Edit: Crap, even my hypothesis was wrong. If you put $A = \left[ \begin{array}{cc} 1&-1\\3&-2 \end{array} \right]$, then $A^3 = I$ but no eigenvalue is $1$. (What's true is that all eigenvalues are $n$th roots of unity.)
I ask this because I believe it might resolve a trickier problem I'm working on in a simple way. Obviously this is false if $n$ is even, but I have no counterexample if $n$ is odd. Indeed, if $x$ is an eigenvector of $A$,
$$A^nx = \lambda^nx = Ix = x \implies \lambda = 1 $$
so $\lambda = 1$ is the only eigenvalue of the matrix. This says $\operatorname{trace}(A) = n$ and $p(\lambda) = (1 - \lambda)^n$. (Trivially, $\det(A) = 1$ from the multiplicativity of the determinant.)
(Incidentally, I am aware that there is a subtlety here in assuming a real eigenvector exists, since the rotation-by-$90^{\circ}$ matrix satisfies $A^4 = I$ and has none; but it seems that the condition that $A^n = I$ for odd $n$ may take care of this problem.)

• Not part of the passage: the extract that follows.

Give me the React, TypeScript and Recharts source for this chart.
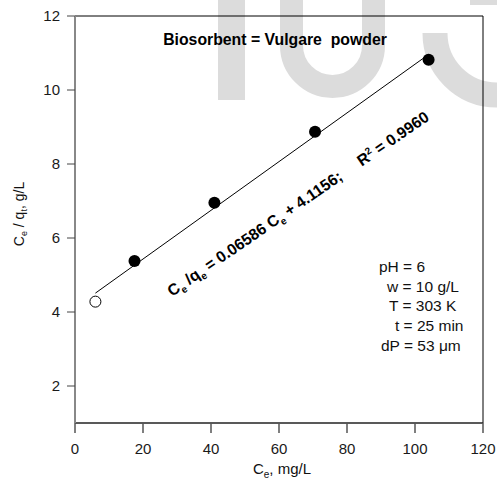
import React from "react";
import { ScatterChart, Scatter, XAxis, YAxis, ReferenceLine } from "recharts";

// C_e (mg/L) vs C_e/q_e (g/L)
const observed = [
  { ce: 17.5, ratio: 5.38 },
  { ce: 41, ratio: 6.95 },
  { ce: 70.6, ratio: 8.87 },
  { ce: 104, ratio: 10.82 },
];
const excluded = [{ ce: 6, ratio: 4.28 }];
// end points of the fitted line Ce/qe = 0.06586 Ce + 4.1156
const fitLine = [
  { ce: 6, ratio: 4.51 },
  { ce: 104, ratio: 10.96 },
];
const xTicks = [0, 20, 40, 60, 80, 100, 120];
const yTicks = [2, 4, 6, 8, 10, 12];
const conditions = ["pH = 6", "w = 10 g/L", "T = 303 K", "t = 25 min", "dP = 53 μm"];

const FONT = "'Liberation Sans', Arial, Helvetica, sans-serif";
const W = 497;
const H = 487;
const WATERMARK = "#dcdcdc";

const condX = [379, 387, 389, 395, 381];

const FilledDot = (props: any) => <circle cx={props.cx} cy={props.cy} r={6} fill="#000" />;
const OpenDot = (props: any) => (
  <circle cx={props.cx} cy={props.cy} r={5.5} fill="#fff" stroke="#000" strokeWidth={1} />
);
const NoDot = () => <g />;

function Watermark() {
  return (
    <svg width={W} height={H} style={{ position: "absolute", left: 0, top: 0 }}>
      <rect x={218} y={0} width={27} height={100} fill={WATERMARK} />
      <path
        d="M 291.5 0 V 45.5 A 41 41 0 0 0 373.5 45.5 V 0"
        fill="none"
        stroke={WATERMARK}
        strokeWidth={23}
      />
      <path d="M 435 33 A 62 62 0 0 0 497 95" fill="none" stroke={WATERMARK} strokeWidth={25} />
      <rect x={470} y={0} width={27} height={5} fill={WATERMARK} />
    </svg>
  );
}

function Annotations() {
  return (
    <svg
      width={W}
      height={H}
      style={{ position: "absolute", left: 0, top: 0, pointerEvents: "none" }}
      fontFamily={FONT}
    >
      <text
        x={275}
        y={45}
        textAnchor="middle"
        fontSize={15.8}
        fontWeight="bold"
        style={{ whiteSpace: "pre" }}
      >
        Biosorbent = Vulgare  powder
      </text>

      <text
        x={172}
        y={297}
        fontSize={15.8}
        fontWeight="bold"
        transform="rotate(-34.5 172 297)"
        style={{ whiteSpace: "pre" }}
      >
        C<tspan fontSize={10} dy={4}>e</tspan>
        <tspan dy={-4}> /q</tspan>
        <tspan fontSize={10} dy={4}>e</tspan>
        <tspan dy={-4}> = 0.06586 C</tspan>
        <tspan fontSize={10} dy={4}>e</tspan>
        <tspan dy={-4}> + 4.1156;     R</tspan>
        <tspan fontSize={10} dy={-6}>2</tspan>
        <tspan dy={6}> = 0.9960</tspan>
      </text>

      {conditions.map((c, i) => (
        <text key={c} x={condX[i]} y={272 + i * 19.7} fontSize={15.5} fill="#111">
          {c}
        </text>
      ))}

      <text x={282} y={474} textAnchor="middle" fontSize={15} fill="#111">
        C<tspan fontSize={10} dy={4}>e</tspan>
        <tspan dy={-4}>, mg/L</tspan>
      </text>

      <text
        x={214}
        y={0}
        textAnchor="middle"
        fontSize={14}
        fill="#111"
        transform="translate(24 0) rotate(-90 0 0) translate(-428 0)"
      >
        C<tspan fontSize={9} dy={3}>e</tspan>
        <tspan dy={-3}> / q</tspan>
        <tspan fontSize={9} dy={3}>t</tspan>
        <tspan dy={-3}>, g/L</tspan>
      </text>
    </svg>
  );
}

export default function App() {
  return (
    <div
      style={{
        position: "fixed",
        left: 0,
        top: 0,
        width: W,
        height: H,
        background: "#fff",
        fontFamily: FONT,
      }}
    >
      <Watermark />
      <div style={{ position: "absolute", left: 0, top: 0 }}>
        <ScatterChart width={W} height={H} margin={{ top: 16, right: 14, bottom: 24, left: 15 }}>
          <XAxis
            type="number"
            dataKey="ce"
            domain={[0, 120]}
            ticks={xTicks}
            allowDataOverflow
            height={40}
            tickSize={10}
            tickMargin={10}
            stroke="#222"
            axisLine={{ stroke: "#222", strokeWidth: 1.5 }}
            tickLine={{ stroke: "#555", strokeWidth: 1.5 }}
            tick={{ fill: "#1a1a1a", fontSize: 15, fontFamily: FONT }}
          />
          <YAxis
            type="number"
            dataKey="ratio"
            domain={[1, 12]}
            ticks={yTicks}
            allowDataOverflow
            width={60}
            tickSize={8}
            tickMargin={7}
            stroke="#222"
            axisLine={{ stroke: "#888", strokeWidth: 2 }}
            tickLine={{ stroke: "#444", strokeWidth: 1 }}
            tick={{ fill: "#1a1a1a", fontSize: 15, fontFamily: FONT }}
          />
          <ReferenceLine y={12} stroke="#000" strokeWidth={1} />
          <ReferenceLine x={120} stroke="#000" strokeWidth={1} />
          <Scatter
            data={fitLine}
            line={{ stroke: "#000", strokeWidth: 1 }}
            shape={NoDot}
            isAnimationActive={false}
          />
          <Scatter data={excluded} shape={OpenDot} isAnimationActive={false} />
          <Scatter data={observed} shape={FilledDot} isAnimationActive={false} />
        </ScatterChart>
      </div>
      <Annotations />
    </div>
  );
}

How can we prove this, in a fairly simple way? (If the proof is complicated, I'm still game, but it's probably not the intended solution to my original problem.)
It is not true. A simple counterexample for $n=3$ is $$A=\left(\begin{array}{ccc} 0 & 0 & 1 \\ 1 & 0 & 0 \\ 0 & 1 & 0 \end{array}\right).$$ More complicated counterexamples for any $n$ can be constructed using permutation matrices.